Research on Simulation and Dynamic Pressure Prediction of Pipeline Transient Conditions Based on Fluent and Deep Learning

¹ School of Environmental and Municipal Engineering, Qingdao University of Technology, 266555 Huangdao, Qingdao, Shandong, China
² School of Technology Department, Qingdao University of Technology, 266555 Huangdao, Qingdao, Shandong, China

^* Corresponding author: dongshends@126.com; aliufeiyan1999@163.com; b13583292041@126.com

Abstract

The study of pressure change characteristics under failure conditions of pipeline sections, such as pipe burst and leakage loss, is of great significance to the safety of urban water supply network and leakage prevention and control. At present, most of the related technical research is based on the steady-state hydraulic model, which has low accuracy and cannot accurately obtain the transient law of water flow in the pipeline under the failure conditions. To solve this problem, a transient hydraulic model of pipeline failure is established based on the Navier-Stokes equations, the finite volume method and the hydrodynamic control equations, which is solved by the finite element analysis method to realize the pipeline transient pressure simulation and transient characteristic analysis.
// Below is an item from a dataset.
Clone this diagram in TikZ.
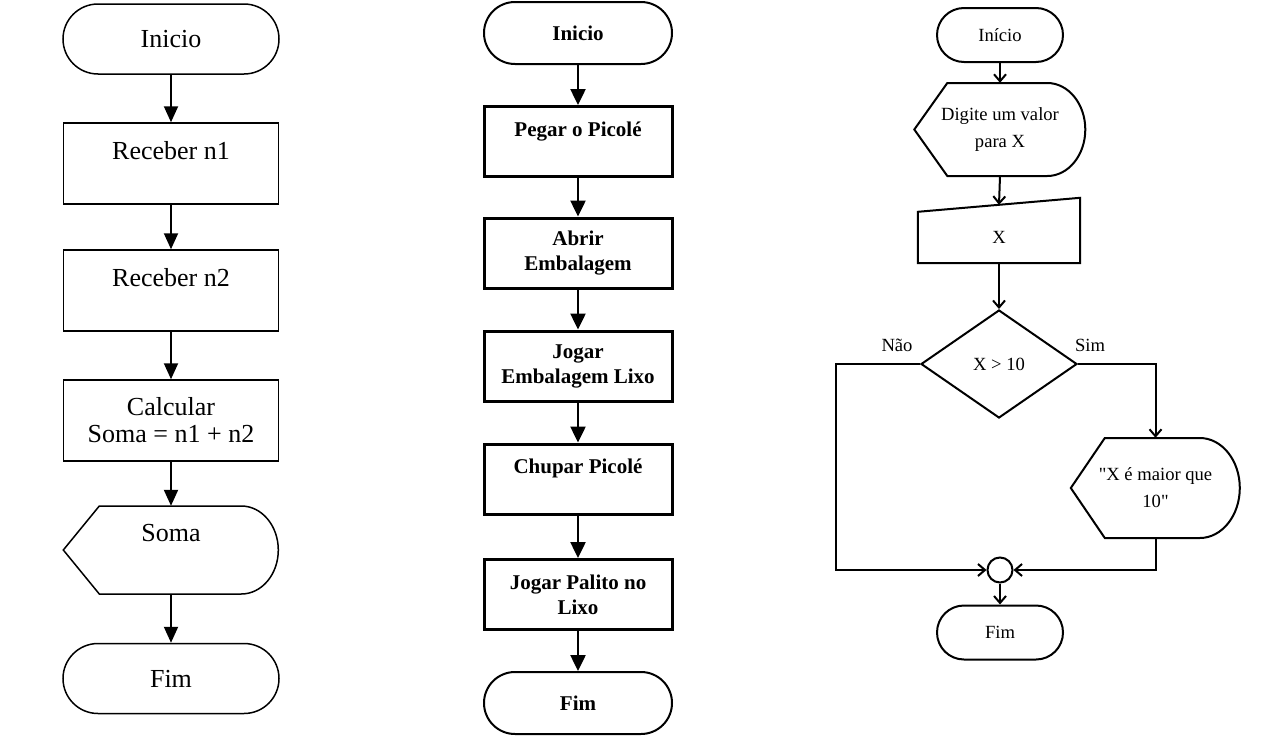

On this basis, based on the transient pressure data, the pipeline transient pressure simulation and prediction model based on the LSTM neural network is constructed to analyze the pressure response characteristics of the pipeline under the failure conditions, and to dynamically predict the transient pressure of the pipeline at multiple points during the occurrence of bursting, leakage, and so on. Example applications show that the average absolute percentage error of pipeline transient pressure prediction is stabilizes at less than 0.2%, and the constructed pipeline failure transient hydraulic model and transient pressure simulation model have high computational accuracy. The coupled application of the two models can realize the dynamic simulation and prediction of the pressure under the pipeline failure conditions, which can help to provide an important theoretical basis for the further development of scientific and efficient leakage state pattern identification and accurate leakage location through the transient pressure characterization, and provide effective technical support for water supply enterprises in leakage monitoring and control.